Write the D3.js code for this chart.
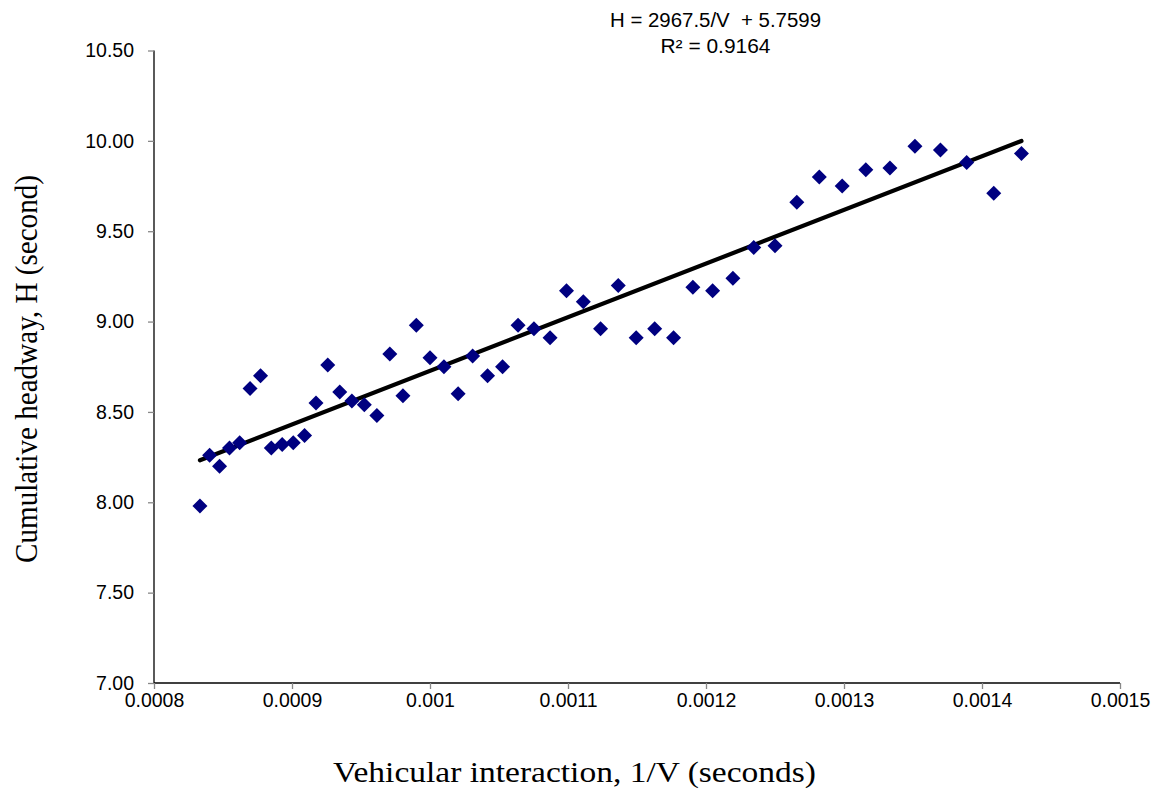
<!DOCTYPE html>
<html><head><meta charset="utf-8">
<script src="https://cdn.jsdelivr.net/npm/d3@7/dist/d3.min.js"></script>
<style>body{margin:0;background:#fff}svg{display:block}</style>
</head><body>
<svg id="c" width="1163" height="796"></svg>
<script>
// Data
const xValues = [0.0008333,0.0008403,0.0008475,0.0008547,0.0008621,0.0008696,0.0008772,0.0008850,0.0008929,0.0009009,
  0.0009091,0.0009174,0.0009259,0.0009346,0.0009434,0.0009524,0.0009615,0.0009709,0.0009804,0.0009901,
  0.0010000,0.0010101,0.0010204,0.0010309,0.0010417,0.0010526,0.0010638,0.0010753,0.0010870,0.0010989,
  0.0011111,0.0011236,0.0011364,0.0011494,0.0011628,0.0011765,0.0011905,0.0012048,0.0012195,0.0012346,
  0.0012500,0.0012658,0.0012821,0.0012987,0.0013158,0.0013333,0.0013514,0.0013699,0.0013889,0.0014085,0.0014286];
const yValues = [7.98,8.26,8.20,8.30,8.33,8.63,8.70,8.30,8.32,8.33,
  8.37,8.55,8.76,8.61,8.56,8.54,8.48,8.82,8.59,8.98,
  8.80,8.75,8.60,8.81,8.70,8.75,8.98,8.96,8.91,9.17,
  9.11,8.96,9.20,8.91,8.96,8.91,9.19,9.17,9.24,9.41,
  9.42,9.66,9.80,9.75,9.84,9.85,9.97,9.95,9.88,9.71,9.93];
const xTicks = [0.0008,0.0009,0.0010,0.0011,0.0012,0.0013,0.0014,0.0015];
const xTickLabels = ["0.0008","0.0009","0.001","0.0011","0.0012","0.0013","0.0014","0.0015"];
const yTicks = [7.0,7.5,8.0,8.5,9.0,9.5,10.0,10.5];
const trendSlope = 2967.5, trendIntercept = 5.7599;
const equationLines = ["H = 2967.5/V\u00a0 + 5.7599", "R\u00b2 = 0.9164"];
const xTitle = "Vehicular interaction, 1/V (seconds)";
const yTitle = "Cumulative headway, H (second)";

const svg = d3.select("#c");
const L = 154, R = 1120, T = 50.5, B = 683;
const x = d3.scaleLinear().domain([0.0008,0.0015]).range([L,R]);
const y = d3.scaleLinear().domain([7,10.5]).range([B,T]);
const sans = "'Liberation Sans', Arial, Helvetica, sans-serif";
const serif = "'Liberation Serif','Times New Roman',serif";

// Axes
const yAxis = d3.axisLeft(y).tickValues(yTicks).tickSize(6).tickFormat(d3.format(".2f"));
const gy = svg.append("g").attr("transform",`translate(${L},0)`).call(yAxis);
const xAxis = d3.axisBottom(x).tickValues(xTicks).tickSize(6).tickFormat((d,i)=>xTickLabels[i]);
const gx = svg.append("g").attr("transform",`translate(0,${B})`).call(xAxis);
[gx,gy].forEach(g=>{
  g.select(".domain").attr("stroke","#000").attr("stroke-width",1.3);
  g.selectAll(".tick line").attr("stroke","#888").attr("stroke-width",1.3);
  g.selectAll(".tick text").attr("fill","#000").style("font-family",sans).style("font-size","19.5px");
});
gy.selectAll(".tick text").attr("x",-20);
gx.selectAll(".tick text").attr("y",10);
gy.select(".domain").attr("d",`M0,${B}V${T}`);
gx.select(".domain").attr("d",`M${L},0H${R}`);

// Trend line
const xs = d3.extent(xValues);
svg.append("line")
  .attr("x1",x(xs[0])).attr("y1",y(trendSlope*xs[0]+trendIntercept))
  .attr("x2",x(xs[1])).attr("y2",y(trendSlope*xs[1]+trendIntercept))
  .attr("stroke","#000").attr("stroke-width",4.2).attr("stroke-linecap","round");

// Points
const pts = xValues.map((v,i)=>({x:v,y:yValues[i]}));
svg.append("g").selectAll("path").data(pts).join("path")
  .attr("transform",d=>`translate(${x(d.x)},${y(d.y)})`)
  .attr("d","M0,-7.5L7.5,0L0,7.5L-7.5,0Z")
  .attr("fill","#000080");

// Equation
const eqLen = [211, 110];
svg.append("g").selectAll("text").data(equationLines).join("text")
  .attr("x",715.5).attr("y",(d,i)=>27+i*26)
  .attr("text-anchor","middle")
  .attr("textLength",(d,i)=>eqLen[i]).attr("lengthAdjust","spacingAndGlyphs")
  .style("font-family",sans).style("font-size","19.5px")
  .text(d=>d);

// Titles
svg.append("text").attr("x",574.5).attr("y",782).attr("text-anchor","middle")
  .attr("textLength",483).attr("lengthAdjust","spacingAndGlyphs")
  .style("font-family",serif).style("font-size","30px").text(xTitle);
svg.append("text").attr("transform","translate(37,369) rotate(-90)").attr("text-anchor","middle")
  .attr("textLength",388).attr("lengthAdjust","spacingAndGlyphs")
  .style("font-family",serif).style("font-size","31px").text(yTitle);
</script>
</body></html>
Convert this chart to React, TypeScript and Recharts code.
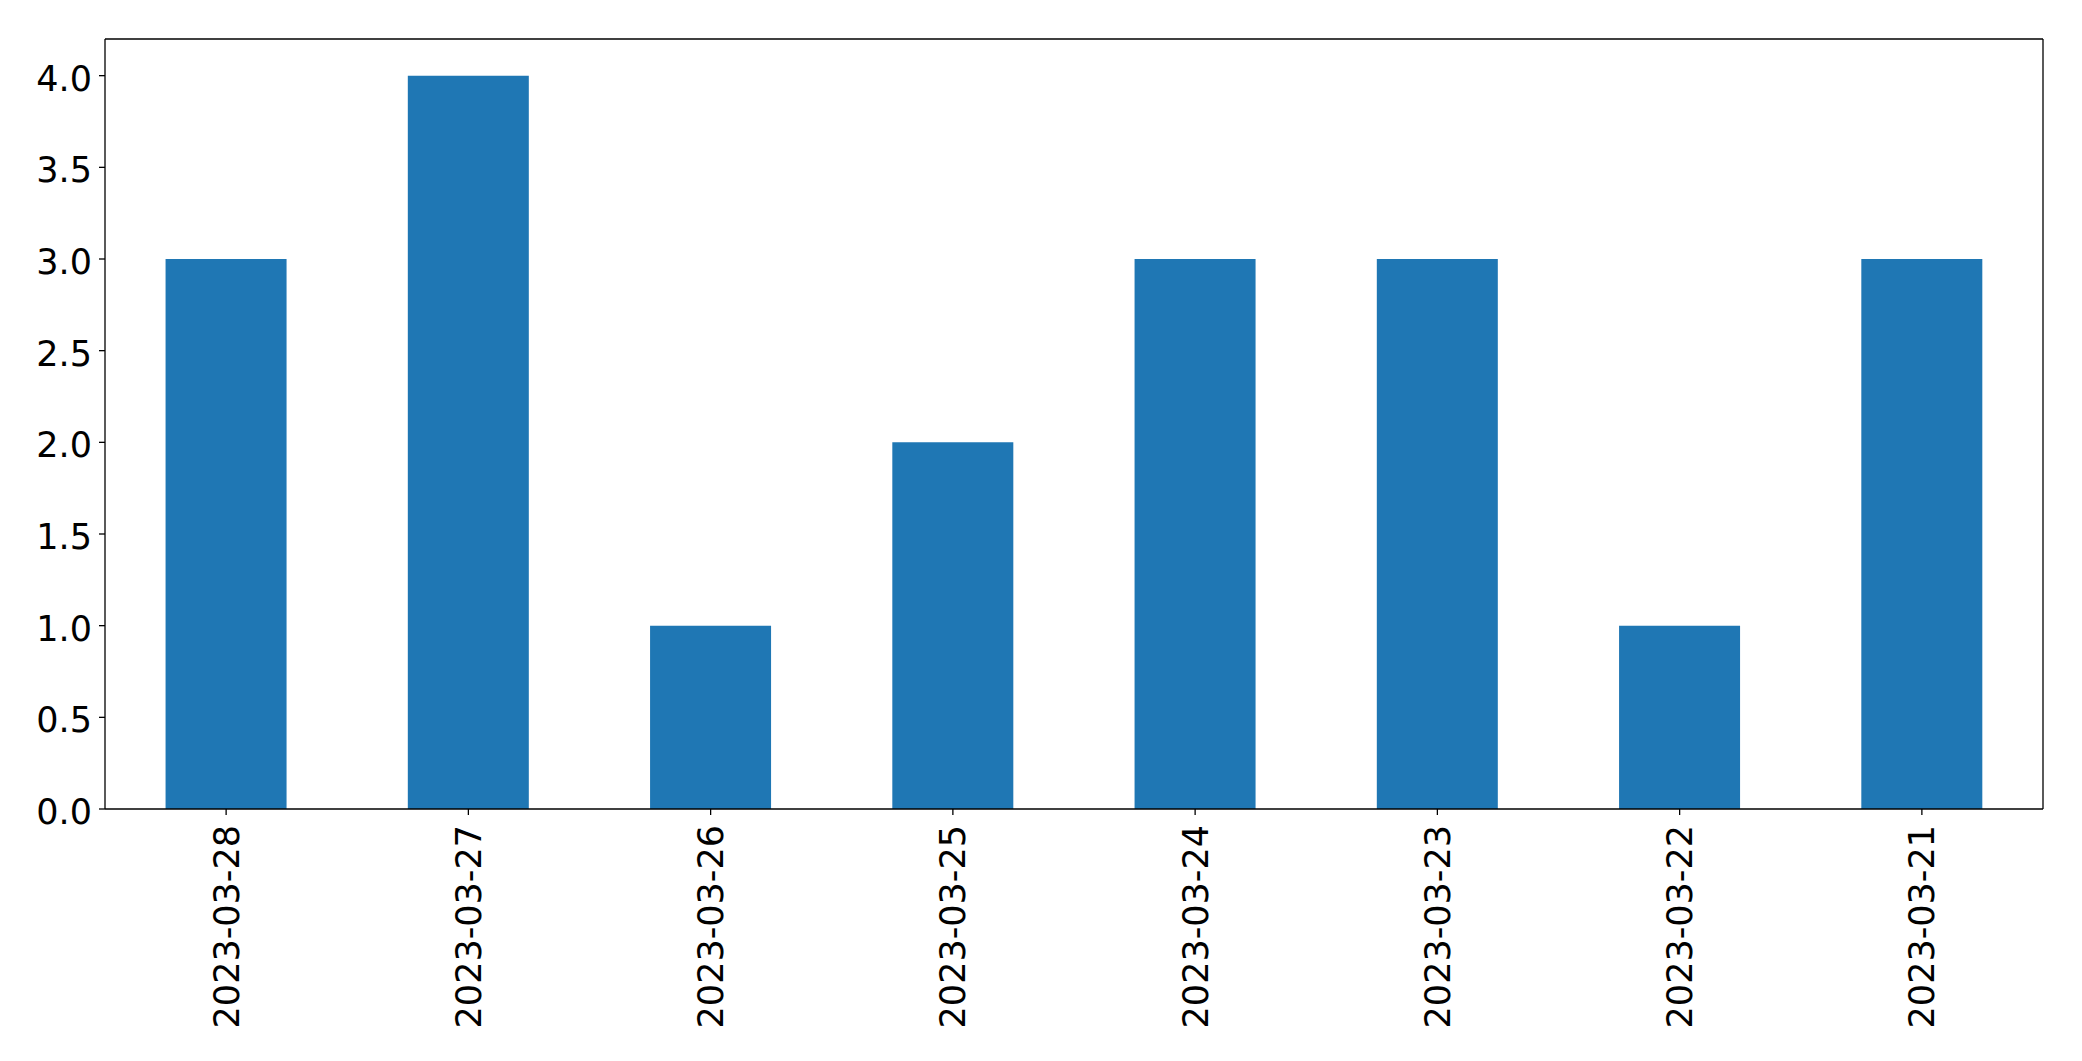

_Set exercise_: Output a faithful copy of the data, with each picture left out.

_Result of this exercise_:
Write the D3.js code for this chart.
<!DOCTYPE html>
<html><head><meta charset="utf-8">
<script src="https://cdn.jsdelivr.net/npm/d3@7/dist/d3.min.js"></script>
<style>body{margin:0;background:#fff}svg{display:block}</style>
</head><body>
<svg id="c" width="1163" height="796"></svg>
<script>
// Data
const xValues = [0.0008333,0.0008403,0.0008475,0.0008547,0.0008621,0.0008696,0.0008772,0.0008850,0.0008929,0.0009009,
  0.0009091,0.0009174,0.0009259,0.0009346,0.0009434,0.0009524,0.0009615,0.0009709,0.0009804,0.0009901,
  0.0010000,0.0010101,0.0010204,0.0010309,0.0010417,0.0010526,0.0010638,0.0010753,0.0010870,0.0010989,
  0.0011111,0.0011236,0.0011364,0.0011494,0.0011628,0.0011765,0.0011905,0.0012048,0.0012195,0.0012346,
  0.0012500,0.0012658,0.0012821,0.0012987,0.0013158,0.0013333,0.0013514,0.0013699,0.0013889,0.0014085,0.0014286];
const yValues = [7.98,8.26,8.20,8.30,8.33,8.63,8.70,8.30,8.32,8.33,
  8.37,8.55,8.76,8.61,8.56,8.54,8.48,8.82,8.59,8.98,
  8.80,8.75,8.60,8.81,8.70,8.75,8.98,8.96,8.91,9.17,
  9.11,8.96,9.20,8.91,8.96,8.91,9.19,9.17,9.24,9.41,
  9.42,9.66,9.80,9.75,9.84,9.85,9.97,9.95,9.88,9.71,9.93];
const xTicks = [0.0008,0.0009,0.0010,0.0011,0.0012,0.0013,0.0014,0.0015];
const xTickLabels = ["0.0008","0.0009","0.001","0.0011","0.0012","0.0013","0.0014","0.0015"];
const yTicks = [7.0,7.5,8.0,8.5,9.0,9.5,10.0,10.5];
const trendSlope = 2967.5, trendIntercept = 5.7599;
const equationLines = ["H = 2967.5/V\u00a0 + 5.7599", "R\u00b2 = 0.9164"];
const xTitle = "Vehicular interaction, 1/V (seconds)";
const yTitle = "Cumulative headway, H (second)";

const svg = d3.select("#c");
const L = 154, R = 1120, T = 50.5, B = 683;
const x = d3.scaleLinear().domain([0.0008,0.0015]).range([L,R]);
const y = d3.scaleLinear().domain([7,10.5]).range([B,T]);
const sans = "'Liberation Sans', Arial, Helvetica, sans-serif";
const serif = "'Liberation Serif','Times New Roman',serif";

// Axes
const yAxis = d3.axisLeft(y).tickValues(yTicks).tickSize(6).tickFormat(d3.format(".2f"));
const gy = svg.append("g").attr("transform",`translate(${L},0)`).call(yAxis);
const xAxis = d3.axisBottom(x).tickValues(xTicks).tickSize(6).tickFormat((d,i)=>xTickLabels[i]);
const gx = svg.append("g").attr("transform",`translate(0,${B})`).call(xAxis);
[gx,gy].forEach(g=>{
  g.select(".domain").attr("stroke","#000").attr("stroke-width",1.3);
  g.selectAll(".tick line").attr("stroke","#888").attr("stroke-width",1.3);
  g.selectAll(".tick text").attr("fill","#000").style("font-family",sans).style("font-size","19.5px");
});
gy.selectAll(".tick text").attr("x",-20);
gx.selectAll(".tick text").attr("y",10);
gy.select(".domain").attr("d",`M0,${B}V${T}`);
gx.select(".domain").attr("d",`M${L},0H${R}`);

// Trend line
const xs = d3.extent(xValues);
svg.append("line")
  .attr("x1",x(xs[0])).attr("y1",y(trendSlope*xs[0]+trendIntercept))
  .attr("x2",x(xs[1])).attr("y2",y(trendSlope*xs[1]+trendIntercept))
  .attr("stroke","#000").attr("stroke-width",4.2).attr("stroke-linecap","round");

// Points
const pts = xValues.map((v,i)=>({x:v,y:yValues[i]}));
svg.append("g").selectAll("path").data(pts).join("path")
  .attr("transform",d=>`translate(${x(d.x)},${y(d.y)})`)
  .attr("d","M0,-7.5L7.5,0L0,7.5L-7.5,0Z")
  .attr("fill","#000080");

// Equation
const eqLen = [211, 110];
svg.append("g").selectAll("text").data(equationLines).join("text")
  .attr("x",715.5).attr("y",(d,i)=>27+i*26)
  .attr("text-anchor","middle")
  .attr("textLength",(d,i)=>eqLen[i]).attr("lengthAdjust","spacingAndGlyphs")
  .style("font-family",sans).style("font-size","19.5px")
  .text(d=>d);

// Titles
svg.append("text").attr("x",574.5).attr("y",782).attr("text-anchor","middle")
  .attr("textLength",483).attr("lengthAdjust","spacingAndGlyphs")
  .style("font-family",serif).style("font-size","30px").text(xTitle);
svg.append("text").attr("transform","translate(37,369) rotate(-90)").attr("text-anchor","middle")
  .attr("textLength",388).attr("lengthAdjust","spacingAndGlyphs")
  .style("font-family",serif).style("font-size","31px").text(yTitle);
</script>
</body></html>
Convert this chart to React, TypeScript and Recharts code.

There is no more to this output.